Struct Ekf 

pub struct Ekf<T: FloatScalar, const N: usize, const M: usize> {
    pub x: Vector<T, N>,
    pub p: Matrix<T, N, N>,
    /* private fields */
}

Extended Kalman Filter with const-generic state and measurement dimensions.

N is the state dimension, M is the measurement dimension. The EKF linearizes nonlinear dynamics and measurement models via user-supplied or finite-difference Jacobians.

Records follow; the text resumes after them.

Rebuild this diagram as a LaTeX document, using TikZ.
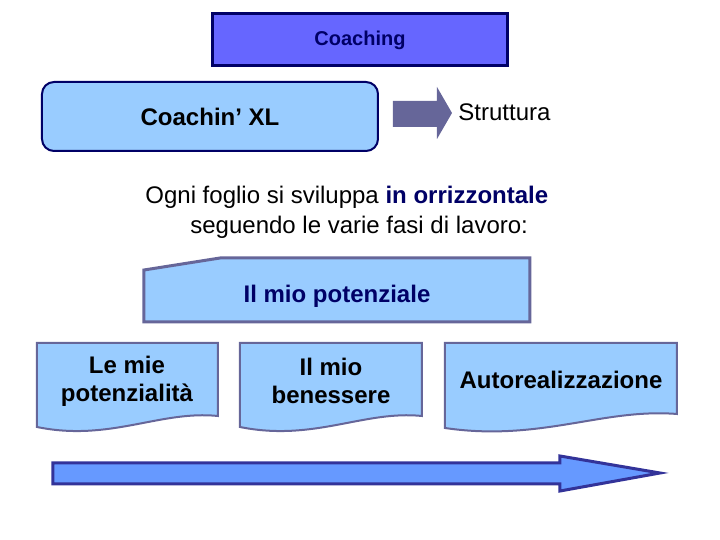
\documentclass[tikz,border=0pt]{standalone}
\usepackage{fontspec}
\setmainfont{Liberation Sans}
\usepackage{xcolor}
\usetikzlibrary{positioning}
\definecolor{navy}{HTML}{000066}
\definecolor{skyfill}{HTML}{99CCFF}
\definecolor{violetfill}{HTML}{6666FF}
\definecolor{slateline}{HTML}{666699}
\definecolor{arrowfill}{HTML}{6699FF}
\definecolor{arrowline}{HTML}{333399}

\begin{document}
\begin{tikzpicture}[
    x=0.5pt,y=-0.5pt,
    title/.style={draw=navy,line width=1.5pt,fill=violetfill,minimum width=147.5pt,minimum height=26pt,
                  text=navy,font=\bfseries\fontsize{10}{12}\selectfont},
    roundbox/.style={draw=navy,line width=1pt,fill=skyfill,rounded corners=6pt,
                     minimum width=168pt,minimum height=34.5pt,font=\bfseries\fontsize{12}{14}\selectfont},
    sheet/.style={draw=slateline,line width=1pt,fill=skyfill},
    label/.style={font=\bfseries\fontsize{12}{14}\selectfont,align=center,inner sep=0pt},
    plain/.style={font=\fontsize{12}{14}\selectfont,inner sep=0pt,anchor=west}
]
\useasboundingbox (0,0) rectangle (720,540);

% top boxes
\node[title] (coaching) at (360,40) {Coaching};
\node[roundbox] (xl) at (210,116.5) {Coachin' XL};
\fill[slateline] (393,101) -- (437,101) -- (437,87) -- (452,113) -- (437,139) -- (437,127) -- (393,127) -- cycle;
\node[plain] (struttura) at (458,112) {Struttura};

% description
\node[plain] (line1) at (145,197) {Ogni foglio si sviluppa \textcolor{navy}{\bfseries in orrizzontale}};
\node[plain] (line2) at (190,227) {seguendo le varie fasi di lavoro:};

% sheets
\draw[sheet,line width=1.5pt] (144,270) -- (220,258) -- (530,258) -- (530,322) -- (144,322) -- cycle;
\node[label,text=navy] (potenziale) at (337,296) {Il mio potenziale};

\draw[sheet] (37,343) -- (218,343) -- (218,416) .. controls (160,410) and (110,442) .. (37,427) -- cycle;
\draw[sheet] (240,343) -- (422,343) -- (422,416) .. controls (364,410) and (314,442) .. (240,427) -- cycle;
\draw[sheet] (445,343) -- (677,343) -- (677,414) .. controls (603,408) and (540,442) .. (445,428) -- cycle;
\node[label] (potenzialita) at (127,381) {Le mie\\potenzialità};
\node[label] (benessere) at (331,381) {Il mio\\benessere};
\node[label] (autoreal) at (561,380) {Autorealizzazione};

% timeline arrow
\draw[draw=arrowline,fill=arrowfill,line width=1.5pt] (53,463) -- (560,463) -- (560,456) -- (660,473) -- (560,491) -- (560,484) -- (53,484) -- cycle;
\end{tikzpicture}
\end{document}
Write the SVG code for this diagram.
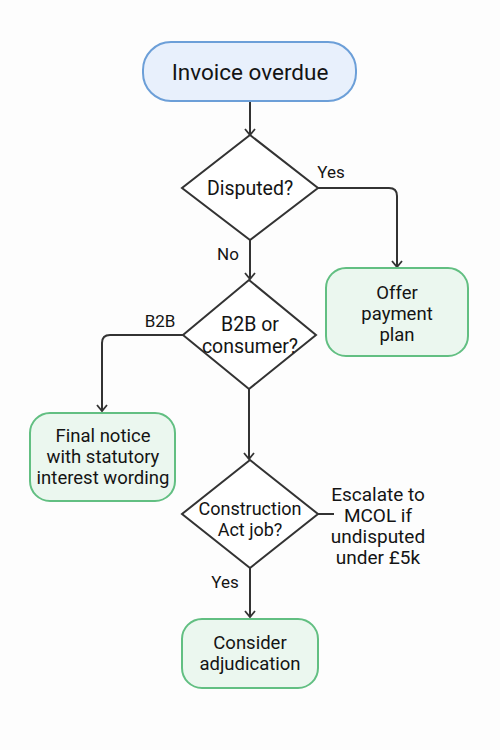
<svg xmlns="http://www.w3.org/2000/svg" width="500" height="750" viewBox="0 0 500 750">
<defs>
<marker id="arr" viewBox="0 0 12 12" refX="10" refY="6" markerWidth="12" markerHeight="12" markerUnits="userSpaceOnUse" orient="auto-start-reverse">
<path d="M4,1 L10,6 L4,11" fill="none" stroke="#333" stroke-width="1.8"/>
</marker>
<style>
text{font-family:Roboto,"Liberation Sans",sans-serif;fill:#141414;text-anchor:middle}
.t{font-size:22.5px}
.n{font-size:18.5px}
.d{font-size:19.5px}
.s{font-size:18px}
.l{font-size:17px}
.e{font-size:19px}
.start{fill:#e8f0fc;stroke:#6c9fd8;stroke-width:2}
.end{fill:#ebf7ef;stroke:#62bf82;stroke-width:2}
.dec{fill:#ffffff;stroke:#333;stroke-width:2}
.c{fill:none;stroke:#333;stroke-width:2}
</style>
</defs>
<rect width="500" height="750" fill="#fdfdfd"/>
<g id="connectors">
<path class="c" d="M250,101 V135" marker-end="url(#arr)"/>
<path class="c" d="M318,188 H389 Q397,188 397,196 V267" marker-end="url(#arr)"/>
<path class="c" d="M250,240 V279" marker-end="url(#arr)"/>
<path class="c" d="M183,335 H110 Q102,335 102,343 V411" marker-end="url(#arr)"/>
<path class="c" d="M249,389 V459" marker-end="url(#arr)"/>
<path class="c" d="M318,514 H334"/>
<path class="c" d="M250,568 V617" marker-end="url(#arr)"/>
<text class="l" x="331" y="178">Yes</text>
<text class="l" x="228" y="260">No</text>
<text class="l" x="160" y="327">B2B</text>
<text class="l" x="225" y="588">Yes</text>
<text class="e" x="378" y="501">Escalate to</text>
<text class="e" x="378" y="522">MCOL if</text>
<text class="e" x="378" y="543">undisputed</text>
<text class="e" x="378" y="564">under £5k</text>
</g>
<g id="start">
<rect class="start" x="143" y="42" width="213" height="59" rx="28"/>
<text class="t" x="250" y="80">Invoice overdue</text>
</g>
<g id="disputed">
<polygon class="dec" points="250,135 318,188 250,240 182,188"/>
<text class="d" x="250" y="195">Disputed?</text>
</g>
<g id="offer">
<rect class="end" x="326" y="268" width="142" height="88" rx="20"/>
<text class="n" x="397" y="299">Offer</text>
<text class="n" x="397" y="320">payment</text>
<text class="n" x="397" y="341">plan</text>
</g>
<g id="b2b">
<polygon class="dec" points="249,280 316,335 249,389 183,335"/>
<text class="d" x="250" y="331">B2B or</text>
<text class="d" x="250" y="353">consumer?</text>
</g>
<g id="final">
<rect class="end" x="30" y="413" width="145" height="88" rx="20"/>
<text class="n" x="103" y="442">Final notice</text>
<text class="n" x="103" y="463">with statutory</text>
<text class="n" x="103" y="484">interest wording</text>
</g>
<g id="construction">
<polygon class="dec" points="250,460 318,514 250,568 182,514"/>
<text class="s" x="250" y="515">Construction</text>
<text class="s" x="250" y="536">Act job?</text>
</g>
<g id="adjudication">
<rect class="end" x="182" y="619" width="136" height="69" rx="20"/>
<text class="n" x="250" y="649">Consider</text>
<text class="n" x="250" y="670">adjudication</text>
</g>
</svg>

All operations are stack-allocated — no heap, fully no-std compatible.

Robustness features

• Joseph form covariance update: P = (I-KH)P(I-KH)ᵀ + KRKᵀ
• Cholesky with jitter: retries with small diagonal ε·I when S is near-singular
• Covariance floor: set_min_variance clamps P diagonal entries to a minimum
• Fading memory: set_fading_memory scales predicted covariance by γ≥1
• Innovation gating: update_gated / update_fd_gated reject outlier measurements
• Iterated EKF: update_iterated / update_fd_iterated re-linearize at each step

Example

use numeris::estimate::Ekf;
use numeris::{Vector, Matrix};

// Constant-velocity model: state = [position, velocity]
let x0 = Vector::from_array([0.0_f64, 1.0]);
let p0 = Matrix::new([[1.0, 0.0], [0.0, 1.0]]);
let mut ekf = Ekf::<f64, 2, 1>::new(x0, p0);

let dt = 0.1;
let q = Matrix::new([[0.01, 0.0], [0.0, 0.01]]);
let r = Matrix::new([[0.5]]);

// Predict (with process noise)
ekf.predict(
    |x| Vector::from_array([x[0] + dt * x[1], x[1]]),
    |_x| Matrix::new([[1.0, dt], [0.0, 1.0]]),
    Some(&q),
);

// Update with position measurement
ekf.update(
    &Vector::from_array([0.12]),
    |x| Vector::from_array([x[0]]),
    |_x| Matrix::new([[1.0, 0.0]]),
    &r,
).unwrap();

Fields

x: Vector<T, N>

State estimate.

p: Matrix<T, N, N>

State covariance.

Implementations

impl<T: FloatScalar, const N: usize, const M: usize> Ekf<T, N, M>

pub fn new(x0: Vector<T, N>, p0: Matrix<T, N, N>) -> Self

Create a new EKF with initial state x0 and covariance p0.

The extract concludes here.